• [Short problem]: Restate the listing that follows word for word, without its pictures.

• [Raw data]:

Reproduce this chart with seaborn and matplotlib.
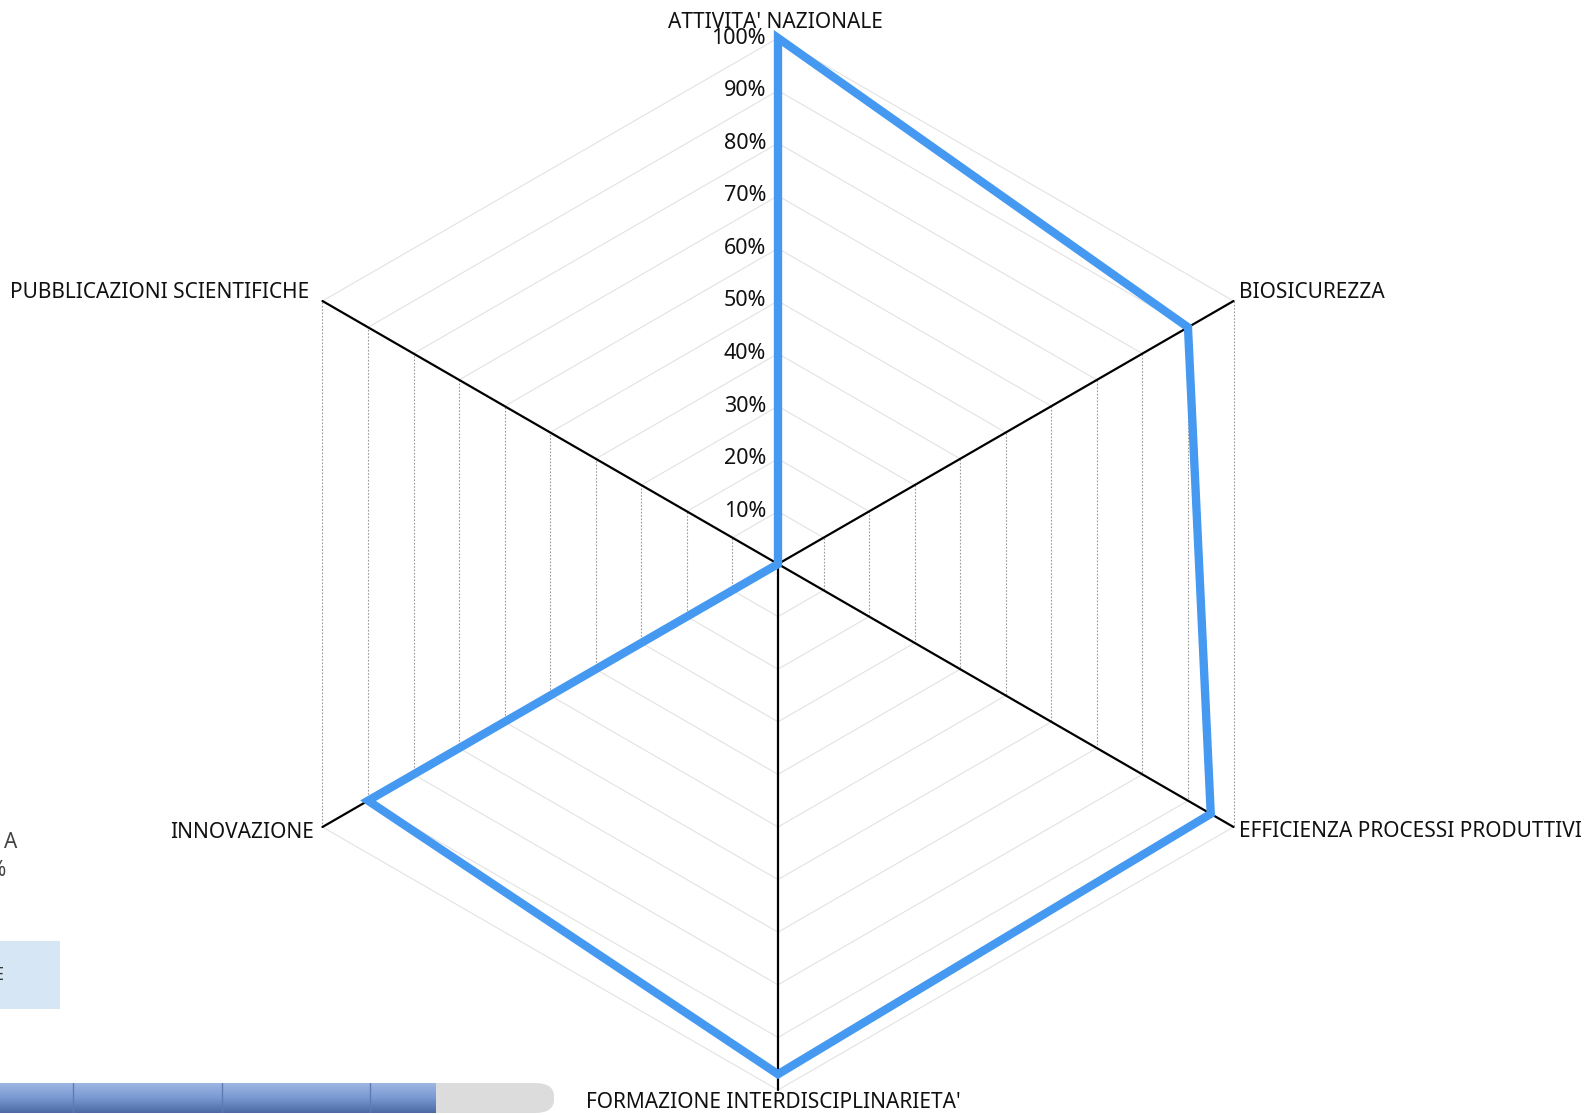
import numpy as np
import pandas as pd
import seaborn as sns
import matplotlib.pyplot as plt
from matplotlib.patches import Rectangle, FancyBboxPatch

categories = ["ATTIVITA' NAZIONALE", "BIOSICUREZZA", "EFFICIENZA PROCESSI PRODUTTIVI",
              "FORMAZIONE INTERDISCIPLINARIETA'", "INNOVAZIONE", "PUBBLICAZIONI SCIENTIFICHE"]
values = [100, 90, 95, 97, 90, 0]
levels = [10, 20, 30, 40, 50, 60, 70, 80, 90, 100]
tick_labels = ['10%', '20%', '30%', '40%', '50%', '60%', '70%', '80%', '90%', '100%']

W, H = 1585, 1115
cx, cy, R = 778, 564, 526
scale = R / 100  # pixels per percent

sns.set_theme(style='white')
plt.rcParams['font.family'] = ['Noto Sans', 'DejaVu Sans']

fig = plt.figure(figsize=(W / 100, H / 100), dpi=100)
ax = fig.add_axes([0, 0, 1, 1])
ax.set_xlim(-cx / scale, (W - cx) / scale)
ax.set_ylim(-(H - cy) / scale, cy / scale)
ax.axis('off')

n = len(categories)
angles = np.deg2rad(np.arange(n) * 360 / n)
ux, uy = np.sin(angles), np.cos(angles)

# hexagon grid: the two vertical sectors are dotted and darker
for lv in levels:
    for i in range(n):
        j = (i + 1) % n
        xs = [lv * ux[i], lv * ux[j]]
        ys = [lv * uy[i], lv * uy[j]]
        if i in (1, 4):
            ax.plot(xs, ys, color='#9a9a9a', lw=0.8, ls=(0, (1.5, 1.5)), zorder=1)
        else:
            ax.plot(xs, ys, color='#e2e2e2', lw=0.8, zorder=1)

# axes spokes
for i in range(n):
    ax.plot([0, 100 * ux[i]], [0, 100 * uy[i]], color='black', lw=1.6, zorder=2)

# tick labels along the top spoke
for lv, lab in zip(levels, tick_labels):
    ax.annotate(lab, xy=(0, lv), xytext=(-12, 0), textcoords='offset pixels',
                ha='right', va='center', fontsize=15.5, color='#111111', zorder=3)

# category labels
label_pos = [((-3, 15), 'center'), ((5, 8), 'left'), ((5, -5), 'left'),
             ((-5, -12), 'center'), ((-8, -5), 'right'), ((-13, 8), 'right')]
for i, cat in enumerate(categories):
    off, ha = label_pos[i]
    ax.annotate(cat, xy=(100 * ux[i], 100 * uy[i]), xytext=off, textcoords='offset pixels',
                ha=ha, va='center', fontsize=15, color='#111111')

# data polygon, starting at the zero point so the path closes there
order = [5, 0, 1, 2, 3, 4, 5]
df = pd.DataFrame({'x': [values[k] * ux[k] for k in order],
                   'y': [values[k] * uy[k] for k in order]})
sns.lineplot(data=df, x='x', y='y', sort=False, estimator=None, ax=ax,
             color='#4599F0', lw=6, solid_joinstyle='miter', solid_capstyle='round', zorder=4)
ax.set_xlabel('')
ax.set_ylabel('')

# fragments of the surrounding page at the left edge
fig.text(17 / W, 1 - 843 / H, 'A', ha='right', va='center', fontsize=15, color='#444444')
fig.text(6 / W, 1 - 870 / H, '%', ha='right', va='center', fontsize=15, color='#444444')
fig.patches.append(Rectangle((0, 1 - 1009 / H), 60 / W, 68 / H, transform=fig.transFigure,
                             facecolor='#d6e6f5', edgecolor='none'))
fig.text(3 / W, 1 - 975 / H, 'E', ha='right', va='center', fontsize=13, color='#333333')

# progress bar
bar_y0, bar_h = 1 - 1113 / H, 30 / H
fig.patches.append(FancyBboxPatch((0, bar_y0), 554 / W, bar_h, transform=fig.transFigure,
                                  boxstyle='round,pad=0,rounding_size=0.012',
                                  facecolor='#dcdcdc', edgecolor='none'))
grad = np.linspace(0, 1, 30).reshape(-1, 1)
bax = fig.add_axes([0, bar_y0, 436 / W, bar_h])
bax.set_zorder(5)
bax.imshow(grad, aspect='auto', cmap=sns.blend_palette(['#9db6e2', '#7898d2', '#4d6aa3'], as_cmap=True),
           extent=(0, 1, 0, 1))
for sx in [73, 222, 370]:
    bax.axvline(sx / 436, color='#5f7bb3', lw=1)
bax.axis('off')

fig.savefig('out.png', dpi=100)
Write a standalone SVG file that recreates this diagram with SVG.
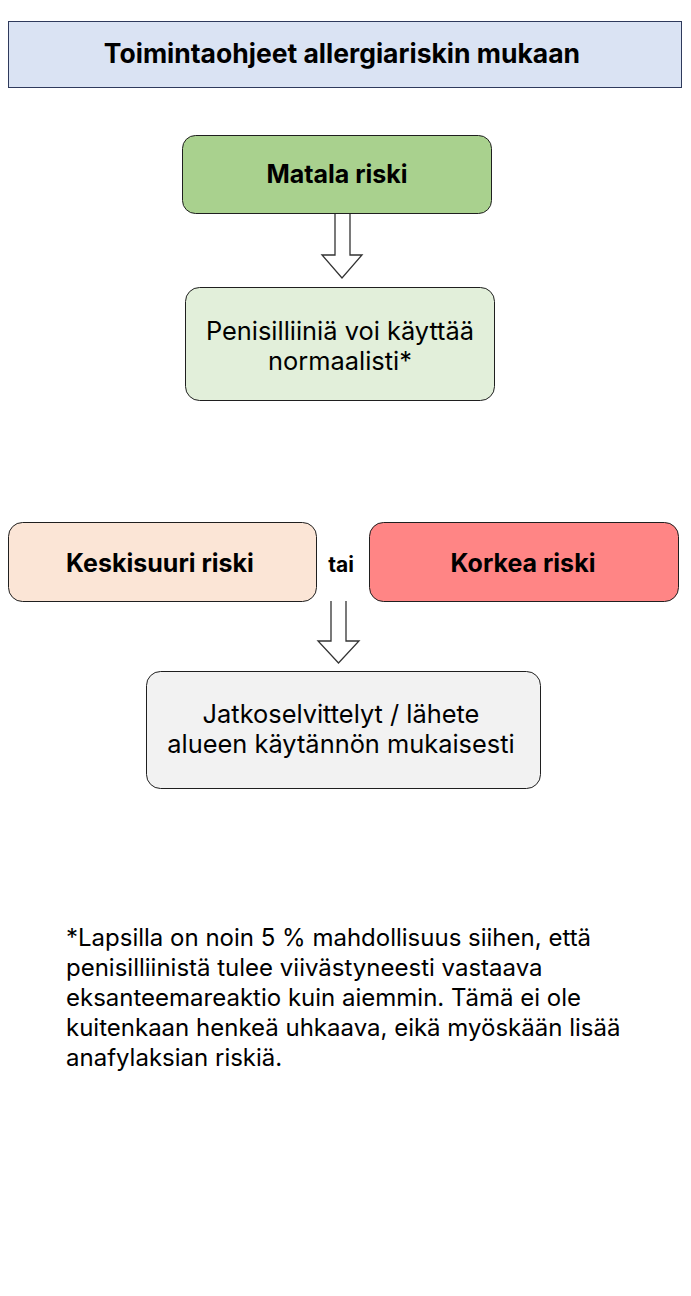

• [Exercise response]:
Reproduce this chart with seaborn and matplotlib.
import numpy as np
import pandas as pd
import seaborn as sns
import matplotlib.pyplot as plt
from matplotlib.patches import Rectangle, FancyBboxPatch

categories = ["ATTIVITA' NAZIONALE", "BIOSICUREZZA", "EFFICIENZA PROCESSI PRODUTTIVI",
              "FORMAZIONE INTERDISCIPLINARIETA'", "INNOVAZIONE", "PUBBLICAZIONI SCIENTIFICHE"]
values = [100, 90, 95, 97, 90, 0]
levels = [10, 20, 30, 40, 50, 60, 70, 80, 90, 100]
tick_labels = ['10%', '20%', '30%', '40%', '50%', '60%', '70%', '80%', '90%', '100%']

W, H = 1585, 1115
cx, cy, R = 778, 564, 526
scale = R / 100  # pixels per percent

sns.set_theme(style='white')
plt.rcParams['font.family'] = ['Noto Sans', 'DejaVu Sans']

fig = plt.figure(figsize=(W / 100, H / 100), dpi=100)
ax = fig.add_axes([0, 0, 1, 1])
ax.set_xlim(-cx / scale, (W - cx) / scale)
ax.set_ylim(-(H - cy) / scale, cy / scale)
ax.axis('off')

n = len(categories)
angles = np.deg2rad(np.arange(n) * 360 / n)
ux, uy = np.sin(angles), np.cos(angles)

# hexagon grid: the two vertical sectors are dotted and darker
for lv in levels:
    for i in range(n):
        j = (i + 1) % n
        xs = [lv * ux[i], lv * ux[j]]
        ys = [lv * uy[i], lv * uy[j]]
        if i in (1, 4):
            ax.plot(xs, ys, color='#9a9a9a', lw=0.8, ls=(0, (1.5, 1.5)), zorder=1)
        else:
            ax.plot(xs, ys, color='#e2e2e2', lw=0.8, zorder=1)

# axes spokes
for i in range(n):
    ax.plot([0, 100 * ux[i]], [0, 100 * uy[i]], color='black', lw=1.6, zorder=2)

# tick labels along the top spoke
for lv, lab in zip(levels, tick_labels):
    ax.annotate(lab, xy=(0, lv), xytext=(-12, 0), textcoords='offset pixels',
                ha='right', va='center', fontsize=15.5, color='#111111', zorder=3)

# category labels
label_pos = [((-3, 15), 'center'), ((5, 8), 'left'), ((5, -5), 'left'),
             ((-5, -12), 'center'), ((-8, -5), 'right'), ((-13, 8), 'right')]
for i, cat in enumerate(categories):
    off, ha = label_pos[i]
    ax.annotate(cat, xy=(100 * ux[i], 100 * uy[i]), xytext=off, textcoords='offset pixels',
                ha=ha, va='center', fontsize=15, color='#111111')

# data polygon, starting at the zero point so the path closes there
order = [5, 0, 1, 2, 3, 4, 5]
df = pd.DataFrame({'x': [values[k] * ux[k] for k in order],
                   'y': [values[k] * uy[k] for k in order]})
sns.lineplot(data=df, x='x', y='y', sort=False, estimator=None, ax=ax,
             color='#4599F0', lw=6, solid_joinstyle='miter', solid_capstyle='round', zorder=4)
ax.set_xlabel('')
ax.set_ylabel('')

# fragments of the surrounding page at the left edge
fig.text(17 / W, 1 - 843 / H, 'A', ha='right', va='center', fontsize=15, color='#444444')
fig.text(6 / W, 1 - 870 / H, '%', ha='right', va='center', fontsize=15, color='#444444')
fig.patches.append(Rectangle((0, 1 - 1009 / H), 60 / W, 68 / H, transform=fig.transFigure,
                             facecolor='#d6e6f5', edgecolor='none'))
fig.text(3 / W, 1 - 975 / H, 'E', ha='right', va='center', fontsize=13, color='#333333')

# progress bar
bar_y0, bar_h = 1 - 1113 / H, 30 / H
fig.patches.append(FancyBboxPatch((0, bar_y0), 554 / W, bar_h, transform=fig.transFigure,
                                  boxstyle='round,pad=0,rounding_size=0.012',
                                  facecolor='#dcdcdc', edgecolor='none'))
grad = np.linspace(0, 1, 30).reshape(-1, 1)
bax = fig.add_axes([0, bar_y0, 436 / W, bar_h])
bax.set_zorder(5)
bax.imshow(grad, aspect='auto', cmap=sns.blend_palette(['#9db6e2', '#7898d2', '#4d6aa3'], as_cmap=True),
           extent=(0, 1, 0, 1))
for sx in [73, 222, 370]:
    bax.axvline(sx / 436, color='#5f7bb3', lw=1)
bax.axis('off')

fig.savefig('out.png', dpi=100)
Write a standalone SVG file that recreates this diagram with SVG.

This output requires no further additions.